Abstract

Chapter 3 outlined the use of rape myths to undermine the survivor’s credibility. This chapter will unpack another common way in which evidence was challenged: sexual history. Sexual history evidence has been restricted since the Youth Justice and Criminal Evidence Act 1999, but the retrial of Ched Evans in October 2016 highlighted its ongoing use in court and significantly widened the type of evidence that could be adduced. Despite being initially convicted of rape in April 2013, Evans was acquitted at retrial following claims that the complainant had previously used similar sexual phrases and positions to those described by Evans. News coverage of the retrial criticised this, with Harriet Harman, MP, calling for an amendment to the Prisons and Courts Bill which would tighten restrictions on sexual history evidence. Both this, and a similar call to amend the Sexual Offences Bill, were put on hold after Theresa May called a general election in May 2017, but the proposed amendments are due to be discussed again under a new title of Courts Bill soon. It is unclear exactly when this will happen, but this chapter can inform such policy debates by showing that current restrictions are ineffective. There is no up-to-date academic evidence on the use of sexual history in English and Welsh trials, so this chapter provides essential data from which to have an empirical basis for discussion.
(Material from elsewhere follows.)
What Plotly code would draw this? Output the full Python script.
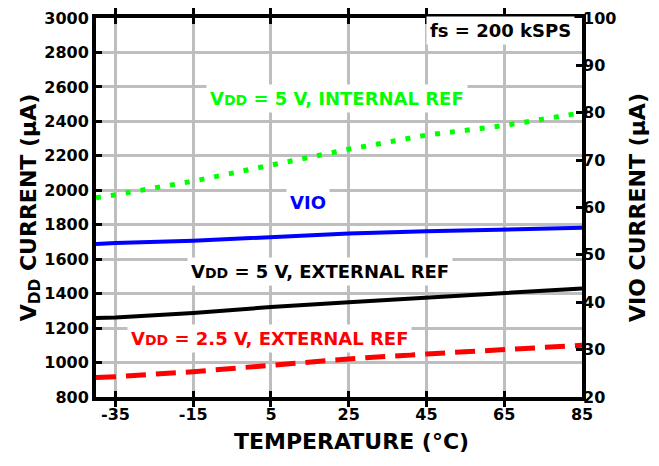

Once again, I argue that the criminal justice system is deeply flawed in its ability to provide justice for survivors, this time because safeguards against sexual history evidence are easily undermined using legal discourses about fair trial and consent. While these observations relate to English and Welsh trials, such discourses are relevant to other countries which similarly seek to limit the use of sexual history in court.